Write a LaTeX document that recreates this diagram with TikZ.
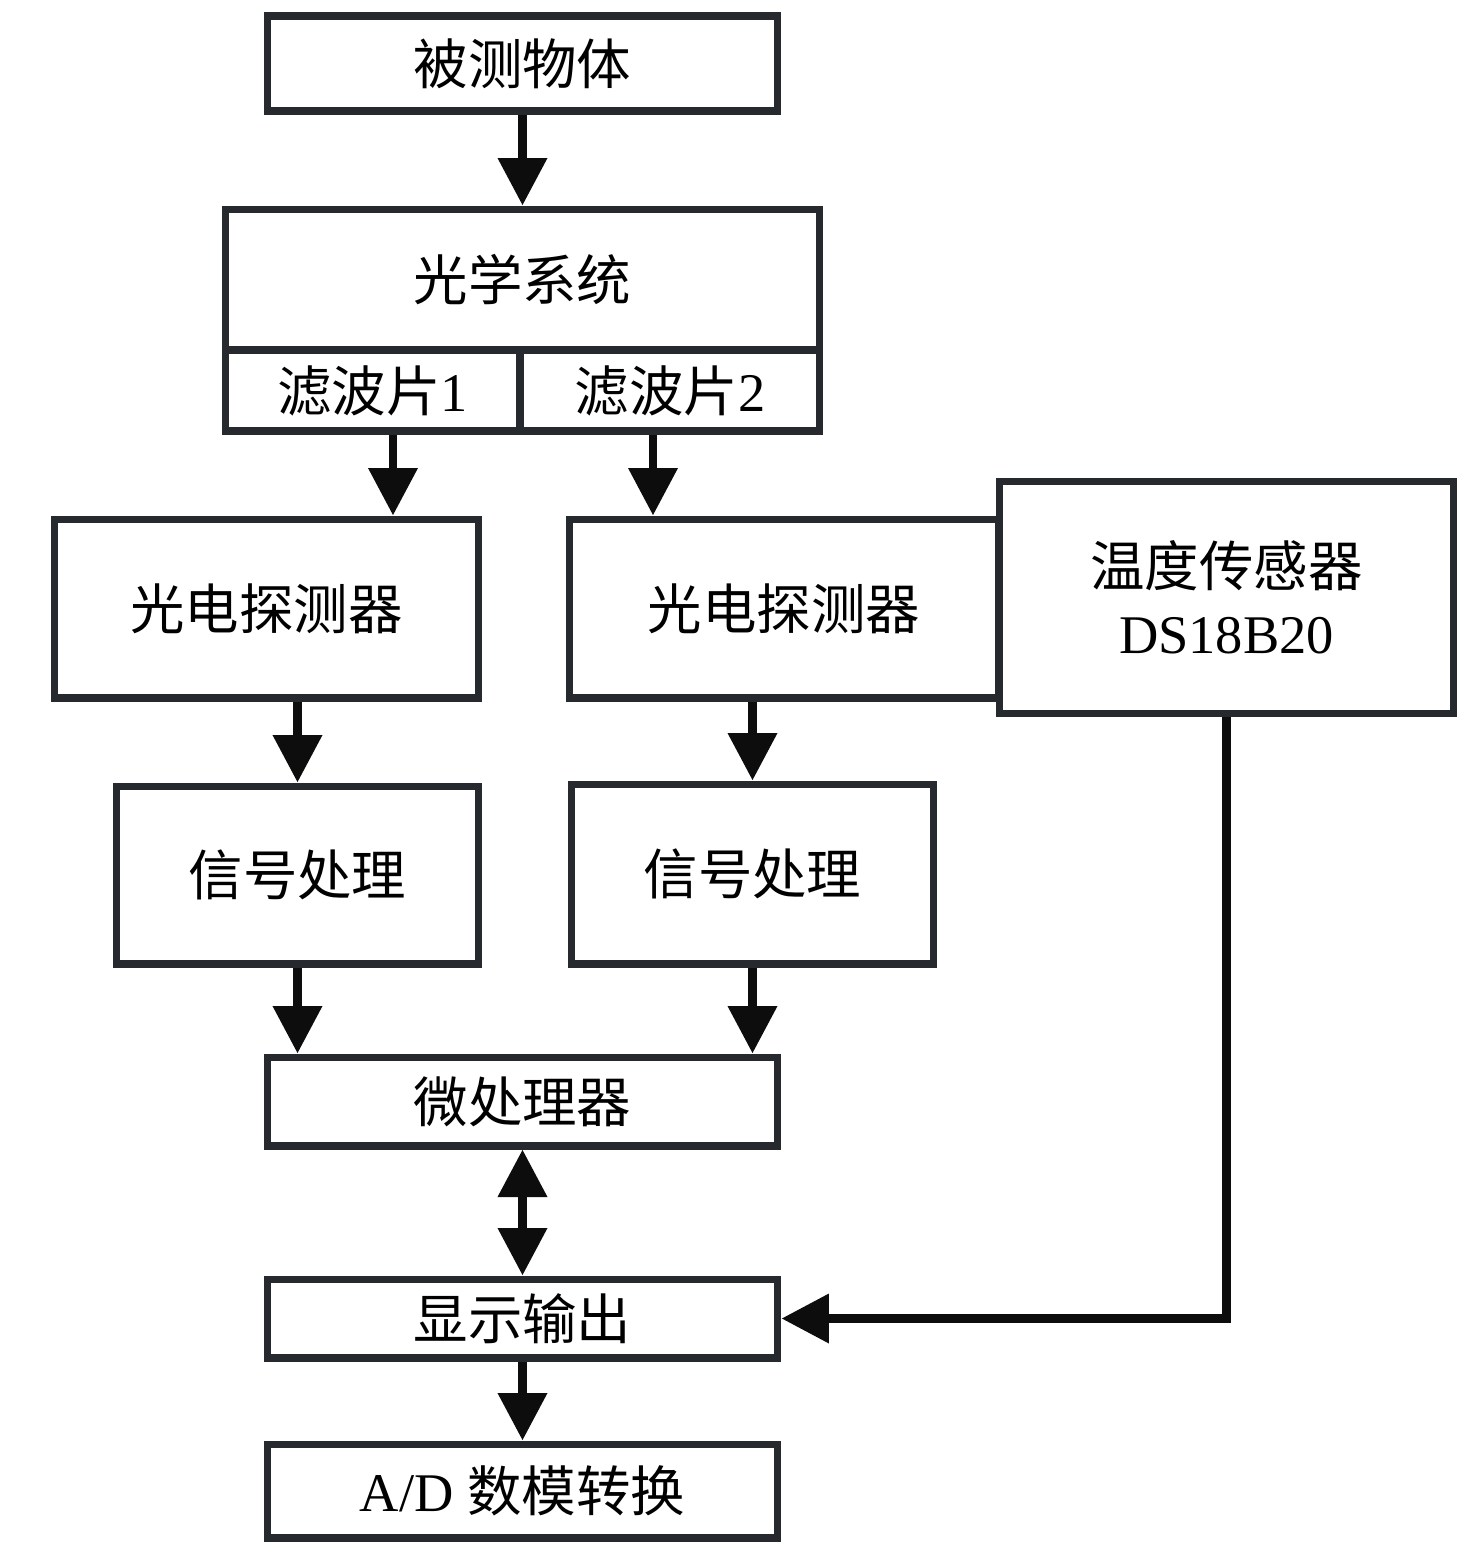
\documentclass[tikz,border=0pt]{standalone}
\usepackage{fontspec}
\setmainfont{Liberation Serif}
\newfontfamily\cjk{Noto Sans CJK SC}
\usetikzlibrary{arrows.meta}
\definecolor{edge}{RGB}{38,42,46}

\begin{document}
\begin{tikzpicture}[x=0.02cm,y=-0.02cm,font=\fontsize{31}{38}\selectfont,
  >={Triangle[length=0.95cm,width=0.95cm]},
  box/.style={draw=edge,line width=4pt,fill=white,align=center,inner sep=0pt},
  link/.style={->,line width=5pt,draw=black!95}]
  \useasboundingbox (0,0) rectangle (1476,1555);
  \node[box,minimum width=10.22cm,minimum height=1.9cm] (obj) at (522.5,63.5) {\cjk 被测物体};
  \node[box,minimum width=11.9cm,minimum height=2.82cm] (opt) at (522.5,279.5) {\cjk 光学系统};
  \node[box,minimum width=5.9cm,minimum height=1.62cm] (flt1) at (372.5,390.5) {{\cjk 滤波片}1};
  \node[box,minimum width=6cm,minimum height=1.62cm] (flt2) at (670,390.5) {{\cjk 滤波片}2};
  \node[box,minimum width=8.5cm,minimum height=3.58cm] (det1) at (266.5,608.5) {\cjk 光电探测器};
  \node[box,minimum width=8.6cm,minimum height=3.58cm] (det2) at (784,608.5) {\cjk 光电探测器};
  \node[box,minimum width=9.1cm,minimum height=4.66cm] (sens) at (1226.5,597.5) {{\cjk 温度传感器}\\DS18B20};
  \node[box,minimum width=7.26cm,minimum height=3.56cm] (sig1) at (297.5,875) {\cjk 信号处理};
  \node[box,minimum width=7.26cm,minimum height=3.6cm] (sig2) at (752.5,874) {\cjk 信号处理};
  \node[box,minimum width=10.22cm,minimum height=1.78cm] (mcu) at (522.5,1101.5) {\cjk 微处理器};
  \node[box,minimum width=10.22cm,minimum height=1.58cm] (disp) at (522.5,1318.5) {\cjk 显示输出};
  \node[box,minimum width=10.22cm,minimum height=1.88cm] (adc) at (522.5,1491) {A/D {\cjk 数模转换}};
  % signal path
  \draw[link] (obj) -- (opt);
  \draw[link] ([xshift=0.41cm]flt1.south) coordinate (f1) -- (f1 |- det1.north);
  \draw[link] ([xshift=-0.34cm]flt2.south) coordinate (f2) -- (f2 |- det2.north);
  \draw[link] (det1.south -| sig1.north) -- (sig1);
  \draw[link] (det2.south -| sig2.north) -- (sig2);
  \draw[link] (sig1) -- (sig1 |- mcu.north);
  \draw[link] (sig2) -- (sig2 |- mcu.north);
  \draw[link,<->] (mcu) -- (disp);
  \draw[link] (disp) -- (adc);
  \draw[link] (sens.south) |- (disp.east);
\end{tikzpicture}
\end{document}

...

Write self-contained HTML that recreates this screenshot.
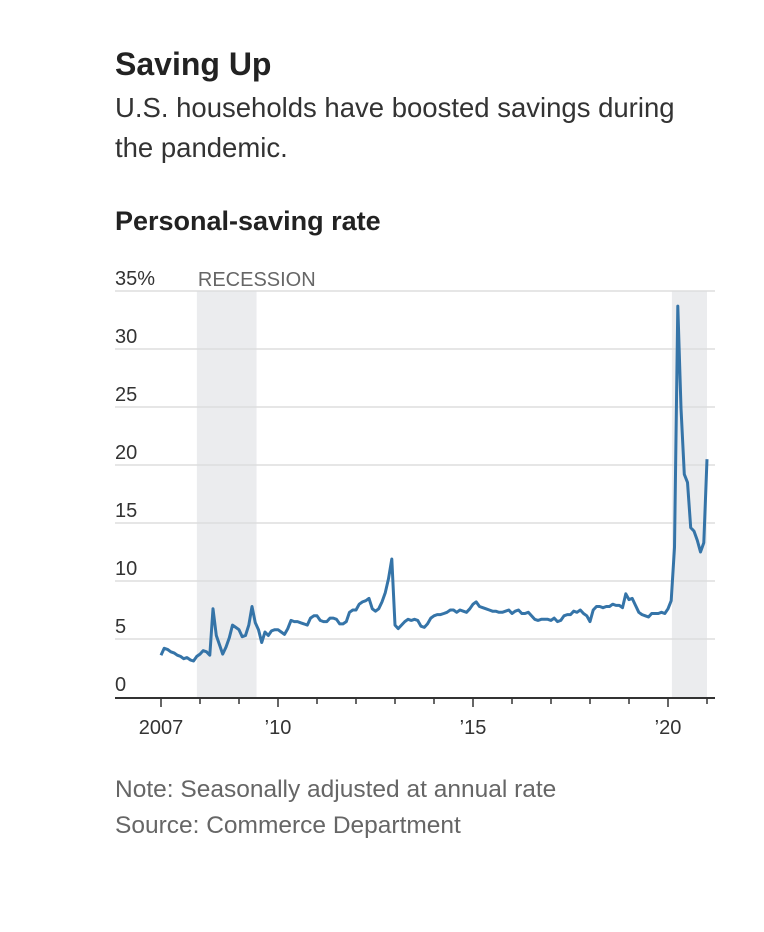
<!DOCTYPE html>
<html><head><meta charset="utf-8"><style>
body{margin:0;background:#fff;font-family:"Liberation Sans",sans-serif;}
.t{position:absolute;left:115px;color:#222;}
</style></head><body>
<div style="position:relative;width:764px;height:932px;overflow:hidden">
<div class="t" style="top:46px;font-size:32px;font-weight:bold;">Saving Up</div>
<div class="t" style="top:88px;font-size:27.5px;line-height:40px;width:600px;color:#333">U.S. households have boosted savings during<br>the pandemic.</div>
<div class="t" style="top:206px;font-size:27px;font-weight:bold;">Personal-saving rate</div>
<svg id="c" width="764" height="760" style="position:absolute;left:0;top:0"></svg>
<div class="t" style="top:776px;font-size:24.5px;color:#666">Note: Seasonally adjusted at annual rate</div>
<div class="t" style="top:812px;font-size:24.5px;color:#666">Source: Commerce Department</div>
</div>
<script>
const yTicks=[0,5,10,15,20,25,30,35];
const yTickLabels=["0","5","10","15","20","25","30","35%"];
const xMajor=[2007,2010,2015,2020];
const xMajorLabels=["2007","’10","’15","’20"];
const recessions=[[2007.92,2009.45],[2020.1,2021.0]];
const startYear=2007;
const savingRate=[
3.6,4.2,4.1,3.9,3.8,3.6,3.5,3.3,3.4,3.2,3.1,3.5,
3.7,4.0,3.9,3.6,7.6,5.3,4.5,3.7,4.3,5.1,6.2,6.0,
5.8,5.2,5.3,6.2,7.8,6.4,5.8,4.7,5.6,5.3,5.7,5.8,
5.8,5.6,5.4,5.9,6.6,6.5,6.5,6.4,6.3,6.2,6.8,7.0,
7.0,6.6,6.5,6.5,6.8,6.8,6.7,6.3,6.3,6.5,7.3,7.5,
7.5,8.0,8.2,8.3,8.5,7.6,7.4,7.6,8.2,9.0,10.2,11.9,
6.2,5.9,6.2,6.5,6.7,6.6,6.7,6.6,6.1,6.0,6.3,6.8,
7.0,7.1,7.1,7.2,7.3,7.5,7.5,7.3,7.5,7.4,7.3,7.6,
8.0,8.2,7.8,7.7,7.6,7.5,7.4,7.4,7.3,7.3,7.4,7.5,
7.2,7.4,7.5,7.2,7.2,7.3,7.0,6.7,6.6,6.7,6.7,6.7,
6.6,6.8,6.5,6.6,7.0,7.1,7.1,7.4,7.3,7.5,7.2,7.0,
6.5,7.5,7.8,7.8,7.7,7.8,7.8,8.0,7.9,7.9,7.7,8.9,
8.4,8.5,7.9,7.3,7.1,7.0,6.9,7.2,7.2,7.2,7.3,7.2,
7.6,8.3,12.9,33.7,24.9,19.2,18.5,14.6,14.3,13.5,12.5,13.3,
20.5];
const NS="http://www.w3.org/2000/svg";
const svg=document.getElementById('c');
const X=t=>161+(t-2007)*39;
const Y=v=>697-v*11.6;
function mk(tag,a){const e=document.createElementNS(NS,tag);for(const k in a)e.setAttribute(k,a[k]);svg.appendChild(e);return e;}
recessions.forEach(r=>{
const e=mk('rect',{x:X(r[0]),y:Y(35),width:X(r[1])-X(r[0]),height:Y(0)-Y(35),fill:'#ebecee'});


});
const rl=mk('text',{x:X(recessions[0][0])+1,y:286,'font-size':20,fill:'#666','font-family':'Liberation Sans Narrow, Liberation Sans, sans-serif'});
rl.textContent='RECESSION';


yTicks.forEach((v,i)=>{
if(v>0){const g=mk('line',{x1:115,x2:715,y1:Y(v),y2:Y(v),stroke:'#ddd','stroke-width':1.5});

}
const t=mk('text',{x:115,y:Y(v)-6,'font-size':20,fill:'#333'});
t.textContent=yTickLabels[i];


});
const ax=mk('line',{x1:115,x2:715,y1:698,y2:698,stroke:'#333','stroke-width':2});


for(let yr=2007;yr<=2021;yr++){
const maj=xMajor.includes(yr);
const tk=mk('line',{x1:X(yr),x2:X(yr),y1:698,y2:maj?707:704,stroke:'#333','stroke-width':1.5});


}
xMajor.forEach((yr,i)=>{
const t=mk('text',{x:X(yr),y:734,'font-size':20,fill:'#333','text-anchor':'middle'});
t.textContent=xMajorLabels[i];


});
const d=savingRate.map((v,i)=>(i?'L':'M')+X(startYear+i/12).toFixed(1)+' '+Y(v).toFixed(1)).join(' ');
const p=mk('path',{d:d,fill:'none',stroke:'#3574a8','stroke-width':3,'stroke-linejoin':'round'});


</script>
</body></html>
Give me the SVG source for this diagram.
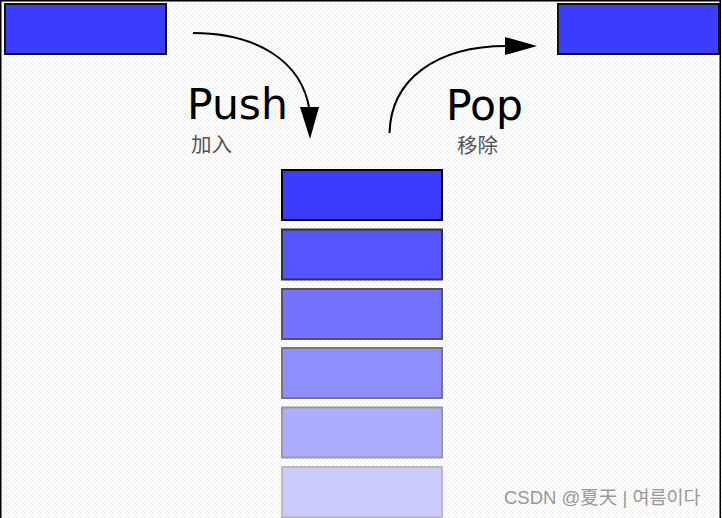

* * *

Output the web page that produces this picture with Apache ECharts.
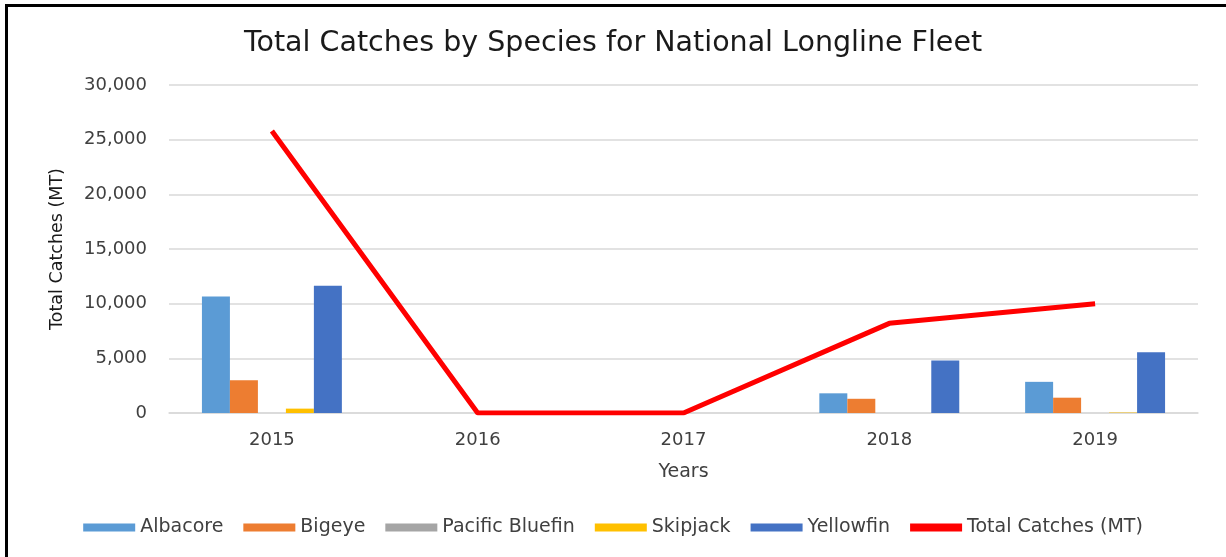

# Task:
Of all the lines in the entries, how many contain the word "this"? Give only the number.

# Finished task:
4